On June 3, local police detained Huang Qi and his wife, Zeng Li. She was released after three days, but said that police told her Huang was being charged with "subversion," a charge which could result in his being imprisoned for life.
Huang's website (www.6-4tianwang.com) existed for a year and grew out of an electronic billboard for missing persons. The website developed into a discussion forum where people reported human rights abuses neglected or ignored by the official Chinese press. On the eve of the eleventh anniversary of the June 4, 1989 Tiananmen crackdown, users posted increasingly critical messages, including an account by a mother who accused police of having beaten her son to death during the crackdown.
Visitors to Huang Qi's web page were able to follow his own detention as it took place. At 5:05 p.m. on June 3, Huang, who operated under the name "Nan Bo," posted a message saying: "Goodbye everyone. The Public Security Department summoned me for interrogation." Two minutes later, he reported: "Four people of the Chengdu Public Security (bureau) came to summon me for interrogation. I told them to produce a written summons. I estimate that they will bring it in ten minutes."
At 5:15 p.m., he posted his last message, "The road is still long. Thank you everybody. Thanks to all who make an effort on behalf of democracy in China. They have come. Goodbye."

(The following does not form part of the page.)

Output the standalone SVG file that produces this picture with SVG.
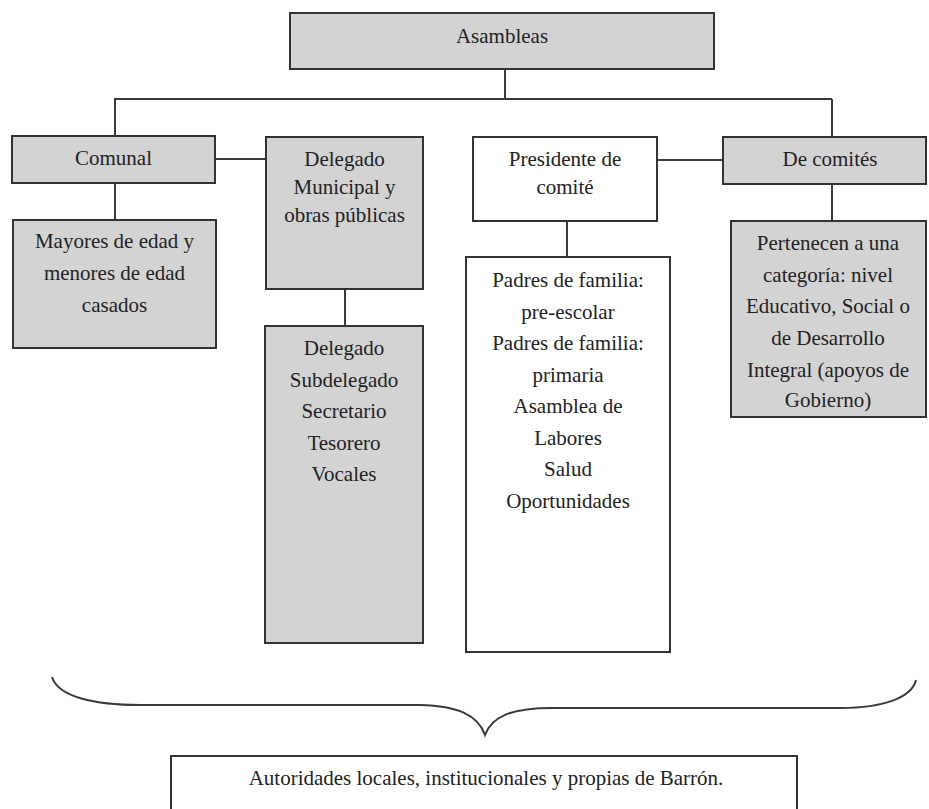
<svg xmlns="http://www.w3.org/2000/svg" width="929" height="809" viewBox="0 0 929 809">
<style>
.box{stroke:#333;stroke-width:2;}
.g{fill:#d3d3d3;}
.w{fill:#ffffff;}
.t{font-family:"Liberation Serif","Times New Roman",serif;font-size:21px;fill:#222;text-anchor:middle;}
.c{stroke:#3a3a3a;stroke-width:2;fill:none;}
</style>
<rect width="929" height="809" fill="#ffffff"/>
<g id="connectors">
<line class="c" x1="505" y1="69" x2="505" y2="99"/>
<line class="c" x1="114" y1="99" x2="832" y2="99"/>
<line class="c" x1="115" y1="99" x2="115" y2="136"/>
<line class="c" x1="832" y1="99" x2="832" y2="137"/>
<line class="c" x1="215" y1="159" x2="266" y2="159"/>
<line class="c" x1="657" y1="160" x2="723" y2="160"/>
<line class="c" x1="115" y1="183" x2="115" y2="220"/>
<line class="c" x1="345" y1="289" x2="345" y2="326"/>
<line class="c" x1="567" y1="221" x2="567" y2="257"/>
<line class="c" x1="832" y1="184" x2="832" y2="221"/>
<path class="c" d="M52,677 C58,697 95,705 140,705 L420,705 C458,706 478,715 485,735 C492,716 512,708 552,708 L840,708 C885,708 912,697 916,680"/>
</g>
<g id="asambleas">
<rect class="box g" x="290" y="13" width="424" height="56"/>
<text class="t" x="502" y="43">Asambleas</text>
</g>
<g id="comunal">
<rect class="box g" x="12" y="136" width="203" height="47"/>
<text class="t" x="113.5" y="165">Comunal</text>
</g>
<g id="delegado-municipal">
<rect class="box g" x="266" y="137" width="157" height="152"/>
<text class="t" x="344.5" y="166">Delegado</text>
<text class="t" x="344.5" y="194">Municipal y</text>
<text class="t" x="344.5" y="222">obras públicas</text>
</g>
<g id="presidente">
<rect class="box w" x="473" y="137" width="184" height="84"/>
<text class="t" x="565" y="166">Presidente de</text>
<text class="t" x="565" y="194">comité</text>
</g>
<g id="de-comites">
<rect class="box g" x="723" y="137" width="203" height="47"/>
<text class="t" x="830" y="166">De comités</text>
</g>
<g id="mayores">
<rect class="box g" x="13" y="220" width="203" height="128"/>
<text class="t" x="114.5" y="248">Mayores de edad y</text>
<text class="t" x="114.5" y="280">menores de edad</text>
<text class="t" x="114.5" y="312">casados</text>
</g>
<g id="delegado-cargos">
<rect class="box g" x="265" y="326" width="158" height="317"/>
<text class="t" x="344" y="355">Delegado</text>
<text class="t" x="344" y="386.5">Subdelegado</text>
<text class="t" x="344" y="418">Secretario</text>
<text class="t" x="344" y="449.5">Tesorero</text>
<text class="t" x="344" y="481">Vocales</text>
</g>
<g id="padres">
<rect class="box w" x="466" y="257" width="204" height="395"/>
<text class="t" x="568" y="287">Padres de familia:</text>
<text class="t" x="568" y="318.5">pre-escolar</text>
<text class="t" x="568" y="350">Padres de familia:</text>
<text class="t" x="568" y="381.5">primaria</text>
<text class="t" x="568" y="413">Asamblea de</text>
<text class="t" x="568" y="444.5">Labores</text>
<text class="t" x="568" y="476">Salud</text>
<text class="t" x="568" y="507.5">Oportunidades</text>
</g>
<g id="pertenecen">
<rect class="box g" x="731" y="221" width="195" height="196"/>
<text class="t" x="828" y="250">Pertenecen a una</text>
<text class="t" x="828" y="282">categoría: nivel</text>
<text class="t" x="828" y="313">Educativo, Social o</text>
<text class="t" x="828" y="345">de Desarrollo</text>
<text class="t" x="828" y="377">Integral (apoyos de</text>
<text class="t" x="828" y="407">Gobierno)</text>
</g>
<g id="autoridades">
<rect class="box w" x="171" y="756" width="626" height="70"/>
<text class="t" x="486" y="785" font-size="20">Autoridades locales, institucionales y propias de Barrón.</text>
</g>
</svg>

Since commercial establishment of the Internet in China in 1994, the number of Internet users has grown to ten million, according to a recent report in the China Daily. Chinese authorities have issued an increasing number of rules and regulations to control its content. Regulations issued in January 2000, forbid users from "exposing state secrets," a charge that has often been used in the past to imprison dissidents and critics of the government. China's practice and laws classify an enormous range of information as "state secrets," including innocuous information already in the public domain. The secrecy laws have often been manipulated to imprison citizens who spread critical ideas and information outside of established channels.
Internet users charged with violating China's strict security laws can face sentences of up to life in prison, depending on the specific provisions of the penal code under which they are charged. Websites found to publish offending material, if operated from within China, can be shut down at will by public security officials.
Meanwhile, Qi Yanchen, one of the founders of the China Development Union, a non-governmental organization which was banned in December 1998, is awaiting verdict after a four-and-a-half-hour trial on June 2, 2000, in the eastern Chinese city of Cangzhou, Hebei province. Qi was detained for putting parts of his book, "The Collapse of China," on the Internet. Under a pen name, he also posted articles on the web about the spiritual Falun Gong movement, branded as an "evil cult" and banned in July 1999, and about the China Democracy Party, banned in late 1998. He has been charged with subverting state power.
Falun Gong practitioners have also been imprisoned in part for their use of the Internet to protest the suppression of Falun Gong or to spread the movement's beliefs.
Lin Hai, a software entrepreneur in Shanghai who provided an overseas electronic newsletter with 30,000 email addresses was sentenced to two years in jail on March 1998. He was charged with attempts to overthrow state power. Lin is belived to be the first person in China to be sentenced in connection with the Internet. He was released on September 23, 1999, six months early, after widespread international attention to his case.